O adulto é triste e solitário, já dizia Clarice Lispector. Nascemos sozinho e morremos sozinho. Às vezes pensava que minha história não tinha época, nem espaço e nenhum grande feito. Tinha apenas lembranças aleatórias de uma vida ordinariamente comum de uma rapaz que nasceu na democracia, viveu da infância até adulto em uma ditadura e depois em uma democracia politicamente incorreta.
Não tive crise dos trinta, nem dos quarenta, mas aos cinquenta tudo mudou. Estou me desconstruindo para recomeçar. Não, não é uma crise de idade, apenas tive que admitir ter vivido relacionamentos abusivos, não exatamente amorosos, com quem supostamente deveria ter me protegido. É espantoso como descobertas dolorosas podemo trazer à tona memórias que eu havia escondido no meu subconsciente para me proteger. É um processo doloroso mas ao mesmo tempo libertador. Eu ainda não consegui perdoar, mas não tenho pressa. O perdão tem que vir do coração, não apenas da boca, por isso ele é tão difícil. Admiro as pessoas que tem facilidade para perdoar e apesar de não ser o meu caso, procuro não sofrer com isso.
Na ditadura não tinha medo de nada e fazia o que me dava vontade.

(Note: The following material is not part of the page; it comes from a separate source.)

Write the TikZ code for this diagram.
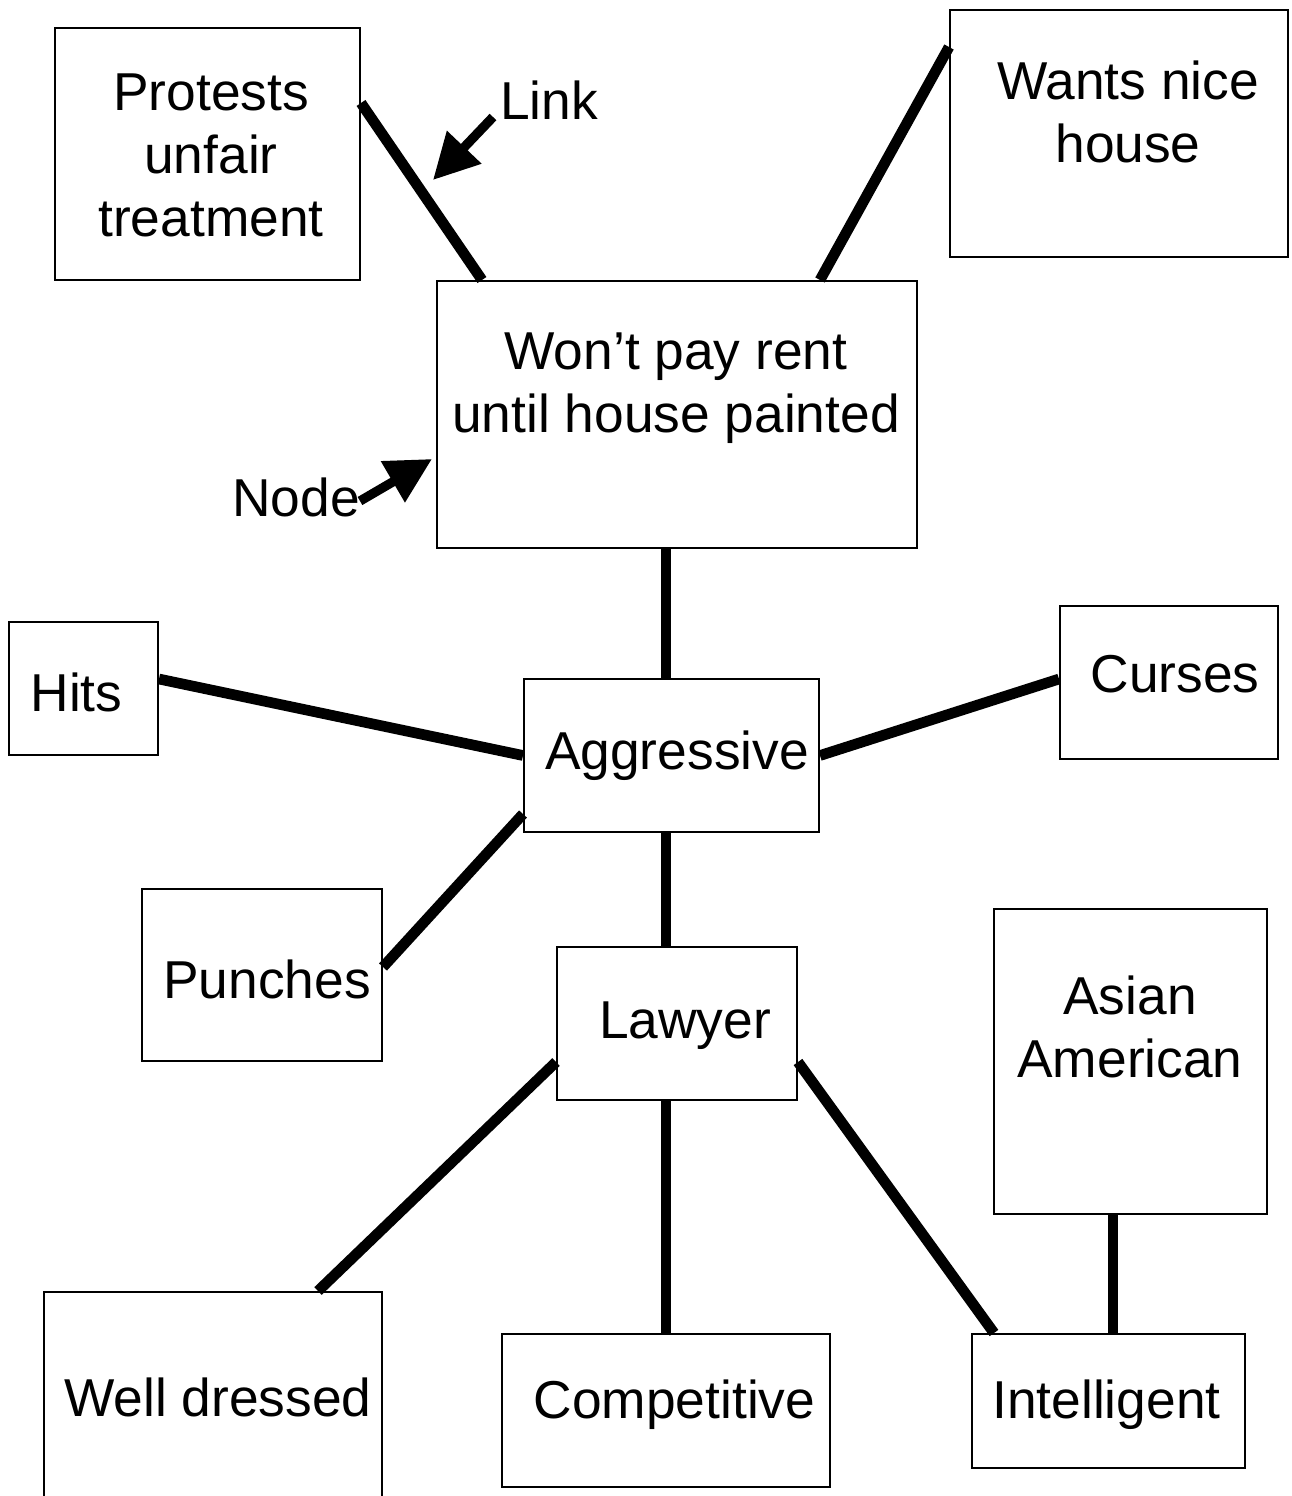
\documentclass[tikz,border=0pt]{standalone}
\usepackage{fontspec}
\setmainfont{Liberation Sans}
\usetikzlibrary{arrows.meta}
\begin{document}
\begin{tikzpicture}[x=0.75pt,y=0.75pt,yscale=-1,xscale=1,
        box/.style 2 args={draw, line width=1.5pt, inner sep=0pt, minimum width=#1*0.75pt, minimum height=#2*0.75pt},
        txt/.style={inner sep=0pt, align=center, font=\fontsize{40}{47.25}\selectfont},
        link/.style={line width=8pt},
        pointer/.style={line width=7pt, -{Triangle[length=34pt,width=34pt]}}]
        \useasboundingbox (0,0) rectangle (1292,1496);
        \node[box={305}{252}] (protests) at (207.5,154) {};
        \node[box={338}{247}] (wants) at (1119,133.5) {};
        \node[box={480}{267}] (wont) at (677,414.5) {};
        \node[box={149}{133}] (hits) at (83.5,688.5) {};
        \node[box={295}{153}] (aggr) at (671.5,755.5) {};
        \node[box={218}{153}] (curses) at (1169,682.5) {};
        \node[box={240}{172}] (punches) at (262,975) {};
        \node[box={240}{153}] (lawyer) at (677,1023.5) {};
        \node[box={273}{305}] (asian) at (1130.5,1061.5) {};
        \node[box={338}{230}] (well) at (213,1407) {};
        \node[box={328}{153}] (comp) at (666,1410.5) {};
        \node[box={273}{134}] (intel) at (1108.5,1401) {};
        \node[txt] (protests-txt) at (211,155) {Protests\\unfair\\treatment};
        \node[txt] (wants-txt) at (1128,111.5) {Wants nice\\house};
        \node[txt] (wont-txt) at (676,388.5) {Won’t pay rent\\until house painted};
        \node[txt, anchor=base] (hits-txt) at (76.5,711) {Hits};
        \node[txt, anchor=base] (aggr-txt) at (677,769) {Aggressive};
        \node[txt, anchor=base] (curses-txt) at (1175,692) {Curses};
        \node[txt, anchor=base] (punches-txt) at (267,998) {Punches};
        \node[txt, anchor=base] (lawyer-txt) at (685,1038) {Lawyer};
        \node[txt] (asian-txt) at (1130,1026.5) {Asian\\American};
        \node[txt, anchor=base] (well-txt) at (218,1416) {Well dressed};
        \node[txt, anchor=base] (comp-txt) at (674.5,1418) {Competitive};
        \node[txt, anchor=base] (intel-txt) at (1106.5,1418) {Intelligent};
        \node[txt, anchor=base] (link-lbl) at (549,119) {Link};
        \node[txt, anchor=base] (node-lbl) at (296,516) {Node};
        \draw[link] (protests.east |- 0,103) -- (wont.north -| 482,0);
        \draw[link] (wants.west |- 0,47) -- (wont.north -| 820,0);
        \draw[link] (wont.south -| 666,0) -- (aggr.north -| 666,0);
        \draw[link] (hits.east |- 0,679) -- (aggr.west);
        \draw[link] (aggr.east) -- (curses.west |- 0,679);
        \draw[link] (aggr.west |- 0,814) -- (punches.east |- 0,967);
        \draw[link] (aggr.south -| 666,0) -- (lawyer.north -| 666,0);
        \draw[link] (lawyer.west |- 0,1062) -- (well.north -| 318,0);
        \draw[link] (lawyer.south -| 666,0) -- (comp.north -| 666,0);
        \draw[link] (lawyer.east |- 0,1062) -- (intel.north -| 994,0);
        \draw[link] (asian.south -| 1113,0) -- (intel.north -| 1113,0);
        \coordinate (link-tail) at (493,117);
        \coordinate (link-tip) at (433,180);
        \coordinate (node-tail) at (360,501);
        \coordinate (node-tip) at (432,459);
        \draw[pointer] (link-tail) -- (link-tip);
        \draw[pointer] (node-tail) -- (node-tip);
        \end{tikzpicture}
\end{document}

O proibido era excitante e quebrar as regras me dava uma sensação de poder e liberdade pelo simples fato de que nada se podia fazer ou falar. Mas devo confessar que mesmo assim fui feliz.
Hoje temos tanta liberdade que lutamos contra ela. A impressão que tenho é que estamos regredindo quando vejo pessoas pedindo a volta dos militares. O politicamente correto, nos seus exageros, deixou o mundo insuportável para se viver e como consequência está podando a liberdade de expressão. O respeito e a tolerância são tópicos basilares em uma sociedade livre, mas não podemos esquecer que a falta de liberdade silencia essa mesma sociedade.
Cheguei a conclusão que minha vida tem história sim. Ela reflete o que sou, o que fui, o que penso, o que vivi,, o que ainda vou viver, a minha loucura e a minha sanidade. Consegui afastar a solidão e hoje vivo com a minha solitude.